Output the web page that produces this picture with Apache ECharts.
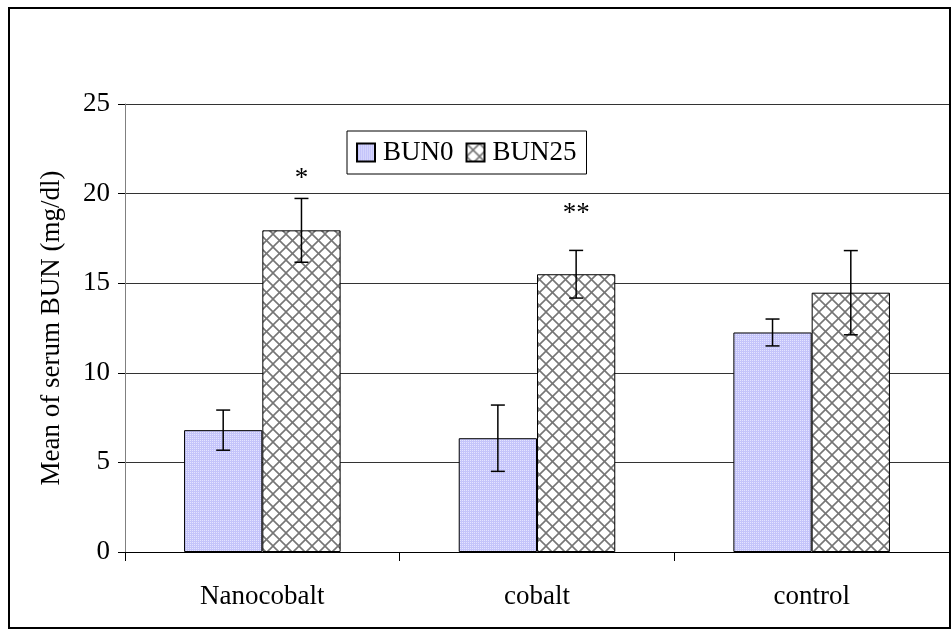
<!DOCTYPE html>
<html>
<head>
<meta charset="utf-8">
<script src="https://cdn.jsdelivr.net/npm/echarts@6/dist/echarts.min.js"></script>
<style>
html,body{margin:0;padding:0;background:#fff;}
#chart{width:951px;height:632px;}
</style>
</head>
<body>
<div id="chart"></div>
<script>
// ---- data ----
const categories = ['Nanocobalt', 'cobalt', 'control'];
const seriesNames = ['BUN0', 'BUN25'];
const bun0 = [6.8, 6.35, 12.25];
const bun0Err = [1.12, 1.85, 0.75];
const bun25 = [17.95, 15.5, 14.47];
const bun25Err = [1.78, 1.33, 2.35];
const starText = ['*', '**', ''];
const starY = [20.8, 18.85, null];
const yTicks = [0, 5, 10, 15, 20, 25];

const FONT = 'Liberation Serif, Times New Roman, serif';
const FS = 27;
const CAT_GAP = 0.43;

function dotPattern() {
  const c = document.createElement('canvas');
  c.width = 4; c.height = 4;
  const g = c.getContext('2d');
  g.fillStyle = '#c4c4fa';
  g.fillRect(0, 0, 4, 4);
  g.fillStyle = '#e4e4ff';
  g.fillRect(0, 0, 1, 1);
  g.fillRect(2, 2, 1, 1);
  g.fillRect(2, 0, 1, 1);
  g.fillRect(0, 2, 1, 1);
  return c;
}
function hatchPattern() {
  const s = 13;
  const c = document.createElement('canvas');
  c.width = s; c.height = s;
  const g = c.getContext('2d');
  g.fillStyle = '#ffffff';
  g.fillRect(0, 0, s, s);
  g.strokeStyle = '#767676';
  g.lineWidth = 1.6;
  for (const d of [-s, 0, s]) {
    g.beginPath(); g.moveTo(d, 0); g.lineTo(d + s, s); g.stroke();
    g.beginPath(); g.moveTo(d, s); g.lineTo(d + s, 0); g.stroke();
  }
  return c;
}

function errSeries(values, errs, side) {
  return {
    type: 'custom',
    z: 5,
    silent: true,
    data: categories.map((c, i) => [i, values[i] - errs[i], values[i] + errs[i]]),
    renderItem: function (params, api) {
      const ci = api.value(0);
      const band = api.size([1, 0])[0];
      const barW = band * (1 - CAT_GAP) / 2;
      const top = api.coord([ci, api.value(2)]);
      const bot = api.coord([ci, api.value(1)]);
      const x = top[0] + side * barW / 2;
      const cap = 7;
      const st = { stroke: '#000', lineWidth: 1.5 };
      return {
        type: 'group',
        children: [
          { type: 'line', shape: { x1: x, y1: top[1], x2: x, y2: bot[1] }, style: st },
          { type: 'line', shape: { x1: x - cap, y1: top[1], x2: x + cap, y2: top[1] }, style: st },
          { type: 'line', shape: { x1: x - cap, y1: bot[1], x2: x + cap, y2: bot[1] }, style: st }
        ]
      };
    }
  };
}

const chart = echarts.init(document.getElementById('chart'), null, { renderer: 'canvas' });
const option = {
  backgroundColor: '#fff',
  animation: false,
  textStyle: { fontFamily: FONT },
  graphic: [{
    type: 'rect',
    shape: { x: 9, y: 8, width: 941, height: 620 },
    style: { fill: 'none', stroke: '#000', lineWidth: 2 },
    z: 100, silent: true
  }],
  grid: { left: 125, right: 2, top: 104, bottom: 80, containLabel: false },
  legend: {
    data: seriesNames,
    left: 347, top: 131,
    orient: 'horizontal',
    padding: [8, 10, 8, 9],
    itemWidth: 18, itemHeight: 18,
    itemGap: 12,
    borderColor: '#000', borderWidth: 1,
    backgroundColor: '#fff',
    icon: 'rect',
    textStyle: { fontFamily: FONT, fontSize: FS, color: '#000', padding: [0, 0, 0, 3] },
    z: 20
  },
  xAxis: {
    type: 'category',
    data: categories,
    axisLine: { lineStyle: { color: '#000', width: 1 } },
    axisTick: { show: true, alignWithLabel: false, length: 9, lineStyle: { color: '#000' } },
    axisLabel: { fontFamily: FONT, fontSize: FS, color: '#000', margin: 31 },
    splitLine: { show: false }
  },
  yAxis: {
    type: 'value',
    min: 0, max: 25, interval: 5,
    name: 'Mean of serum BUN (mg/dl)',
    nameLocation: 'middle',
    nameGap: 60,
    nameRotate: 90,
    nameTextStyle: { fontFamily: FONT, fontSize: FS, color: '#000' },
    axisLine: { show: true, lineStyle: { color: '#808080', width: 1 } },
    axisTick: { show: true, inside: false, length: 7, lineStyle: { color: '#000' } },
    axisLabel: { fontFamily: FONT, fontSize: FS, color: '#000', margin: 15,
      formatter: v => (yTicks.indexOf(v) >= 0 ? String(v) : '') },
    splitLine: { show: true, lineStyle: { color: '#333', width: 1 } }
  },
  series: [
    {
      name: seriesNames[0], type: 'bar', data: bun0,
      barGap: '0%', barCategoryGap: (CAT_GAP * 100) + '%',
      itemStyle: { color: { image: dotPattern(), repeat: 'repeat' }, borderColor: '#000', borderWidth: 1 },
      z: 2
    },
    {
      name: seriesNames[1], type: 'bar', data: bun25,
      barGap: '0%', barCategoryGap: (CAT_GAP * 100) + '%',
      itemStyle: { color: { image: hatchPattern(), repeat: 'repeat' }, borderColor: '#000', borderWidth: 1 },
      z: 2
    },
    errSeries(bun0, bun0Err, -1),
    errSeries(bun25, bun25Err, 1),
    {
      type: 'custom', z: 6, silent: true,
      data: categories.map((c, i) => [i, starY[i] == null ? 0 : starY[i]]),
      renderItem: function (params, api) {
        const i = params.dataIndex;
        if (!starText[i]) return null;
        const band = api.size([1, 0])[0];
        const barW = band * (1 - CAT_GAP) / 2;
        const p = api.coord([api.value(0), api.value(1)]);
        return {
          type: 'text',
          style: {
            text: starText[i], x: p[0] + barW / 2, y: p[1],
            fontFamily: FONT, fontSize: FS, fill: '#000',
            align: 'center', verticalAlign: 'middle'
          }
        };
      }
    }
  ]
};
chart.setOption(option);
</script>
</body>
</html>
════════
• **Problem**
Repeat only the lines between the start of the data and the line with "const CAT_GAP = 0.43;", including those two lines, and skip the pictures.

• **Task result**
Output the web page that produces this picture with Apache ECharts.
<!DOCTYPE html>
<html>
<head>
<meta charset="utf-8">
<script src="https://cdn.jsdelivr.net/npm/echarts@6/dist/echarts.min.js"></script>
<style>
html,body{margin:0;padding:0;background:#fff;}
#chart{width:951px;height:632px;}
</style>
</head>
<body>
<div id="chart"></div>
<script>
// ---- data ----
const categories = ['Nanocobalt', 'cobalt', 'control'];
const seriesNames = ['BUN0', 'BUN25'];
const bun0 = [6.8, 6.35, 12.25];
const bun0Err = [1.12, 1.85, 0.75];
const bun25 = [17.95, 15.5, 14.47];
const bun25Err = [1.78, 1.33, 2.35];
const starText = ['*', '**', ''];
const starY = [20.8, 18.85, null];
const yTicks = [0, 5, 10, 15, 20, 25];

const FONT = 'Liberation Serif, Times New Roman, serif';
const FS = 27;
const CAT_GAP = 0.43;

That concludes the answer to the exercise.